In present document, references may be made to obtaining, acquiring, receiving, or inputting analog or digital data into a subsystem, computer system, or computer-implemented machine. Obtaining, acquiring, receiving, or inputting analog and digital data can be accomplished in a variety of ways such as by receiving data as a parameter of a function call or a call to an application programming interface. In some implementations, process of obtaining, acquiring, receiving, or inputting analog or digital data can be accomplished by transferring data via a serial or parallel interface. In another implementation, process of obtaining, acquiring, receiving, or inputting analog or digital data can be accomplished by transferring data via a computer network from providing entity to acquiring entity. References may also be made to providing, outputting, transmitting, sending, or presenting analog or digital data. In various examples, process of providing, outputting, transmitting, sending, or presenting analog or digital data can be accomplished by transferring data as an input or output parameter of a function call, a parameter of an application programming interface or interprocess communication mechanism.
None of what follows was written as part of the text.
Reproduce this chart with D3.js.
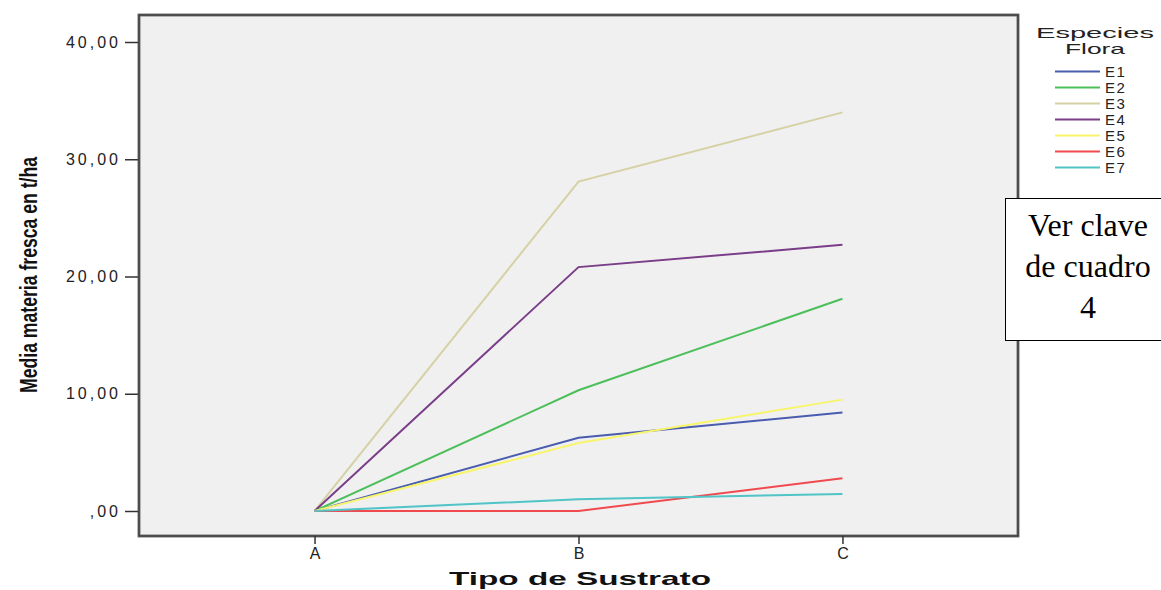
<!DOCTYPE html>
<html><head><meta charset="utf-8">
<script src="https://cdn.jsdelivr.net/npm/d3@7"></script>
<style>body{margin:0;background:#fff}svg{display:block}</style>
</head><body>
<svg id="c" width="1161" height="590"></svg>
<script>
const categories = ["A", "B", "C"];
const seriesNames = ["E1", "E2", "E3", "E4", "E5", "E6", "E7"];
const E1 = [0, 6.25, 8.4];
const E2 = [0, 10.3, 18.1];
const E3 = [0, 28.1, 34.0];
const E4 = [0, 20.8, 22.7];
const E5 = [0, 5.8, 9.5];
const E6 = [0, 0, 2.8];
const E7 = [0, 1.0, 1.45];
const seriesValues = [E1, E2, E3, E4, E5, E6, E7];
const seriesColors = ["#4a5cae", "#4cbf5a", "#d6d1a5", "#7a3d88", "#f8f56c", "#f04a4e", "#50c4c6"];
const yTicks = [0, 10, 20, 30, 40];
const yTickLabels = [",00", "10,00", "20,00", "30,00", "40,00"];
const legendTitle = ["Especies", "Flora"];
const noteLines = ["Ver clave", "de cuadro", "4"];

const svg = d3.select("#c");
const L = 139, R = 1018, T = 15, B = 536;
const x = d3.scalePoint().domain(categories).range([L, R]).padding(0.665);
const y = d3.scaleLinear().domain([0, 40]).range([511, 42]);
const sans = "Liberation Sans, Arial, sans-serif";

svg.append("rect").attr("x", L).attr("y", T).attr("width", R - L).attr("height", B - T)
  .attr("fill", "#f0f0f0").attr("stroke", "none");

// lines
const line = d3.line().x((d, i) => x(categories[i])).y(d => y(d));
seriesValues.forEach((vals, k) => {
  svg.append("path").datum(vals).attr("d", line).attr("fill", "none")
    .attr("stroke", seriesColors[k]).attr("stroke-width", 2);
});

// frame
svg.append("rect").attr("x", L).attr("y", T).attr("width", R - L).attr("height", B - T)
  .attr("fill", "none").attr("stroke", "#777").attr("stroke-width", 3);
svg.append("rect").attr("x", L).attr("y", T).attr("width", R - L).attr("height", B - T)
  .attr("fill", "none").attr("stroke", "#333").attr("stroke-width", 1.2);

// y axis
const yAxis = d3.axisLeft(y).tickValues(yTicks).tickSize(13).tickPadding(4)
  .tickFormat((d, i) => yTickLabels[i]);
const gy = svg.append("g").attr("transform", `translate(${L - 1},0)`).call(yAxis);
gy.select(".domain").remove();
gy.selectAll(".tick line").attr("stroke", "#333").attr("stroke-width", 1.5);
gy.selectAll(".tick text").attr("font-family", sans)
  .attr("font-size", 16).attr("fill", "#222").attr("letter-spacing", "3px");

// x axis
const xAxis = d3.axisBottom(x).tickSize(8).tickPadding(4);
const gx = svg.append("g").attr("transform", `translate(0,${B})`).call(xAxis);
gx.select(".domain").remove();
gx.selectAll(".tick line").attr("stroke", "#333").attr("stroke-width", 1.5);
gx.selectAll(".tick text").attr("font-family", sans)
  .attr("font-size", 16).attr("fill", "#222");

// axis titles
svg.append("text").attr("x", 580).attr("y", 585).attr("text-anchor", "middle")
  .attr("font-family", sans).attr("font-weight", "bold")
  .attr("font-size", 19).attr("textLength", 262).attr("lengthAdjust", "spacingAndGlyphs")
  .attr("fill", "#111").text("Tipo de Sustrato");
svg.append("text").attr("transform", "translate(37,275) rotate(-90)").attr("text-anchor", "middle")
  .attr("font-family", sans).attr("font-weight", "bold").attr("font-size", 24)
  .attr("textLength", 236).attr("lengthAdjust", "spacingAndGlyphs")
  .attr("fill", "#111").text("Media materia fresca en t/ha");

// legend
const titleWidths = [118, 60];
legendTitle.forEach((t, i) => {
  svg.append("text").attr("x", 1095).attr("y", 38 + i * 15.5).attr("text-anchor", "middle")
    .attr("font-family", sans).attr("font-size", 15)
    .attr("textLength", titleWidths[i]).attr("lengthAdjust", "spacingAndGlyphs")
    .attr("fill", "#222").text(t);
});
seriesNames.forEach((n, i) => {
  const yy = 71.5 + i * 16;
  svg.append("line").attr("x1", 1055).attr("x2", 1100).attr("y1", yy).attr("y2", yy)
    .attr("stroke", seriesColors[i]).attr("stroke-width", 2);
  svg.append("text").attr("x", 1105).attr("y", yy + 5.5).attr("font-family", sans)
    .attr("font-size", 15).attr("letter-spacing", "1.5px").attr("fill", "#222").text(n);
});

// note box
svg.append("rect").attr("x", 1005.5).attr("y", 198.5).attr("width", 160).attr("height", 142)
  .attr("fill", "#fff").attr("stroke", "#000").attr("stroke-width", 1);
noteLines.forEach((t, i) => {
  svg.append("text").attr("x", 1088).attr("y", 236 + i * 41).attr("text-anchor", "middle")
    .attr("font-family", "Liberation Serif, Times New Roman, serif").attr("font-size", 32)
    .attr("fill", "#000").text(t);
});
</script>
</body></html>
Although discussion above sets forth example implementations of described techniques, other architectures may be used to implement described functionality, and are intended to be within scope of this disclosure. Furthermore, although specific distributions of responsibilities are defined above for purposes of discussion, various functions and responsibilities might be distributed and divided in different ways, depending on circumstances.

Furthermore, although subject matter has been described in language specific to structural features and/or methodological acts, it is to be understood that subject matter claimed in appended claims is not necessarily limited to specific features or acts described. Rather, specific features and acts are disclosed as exemplary forms of implementing the claims.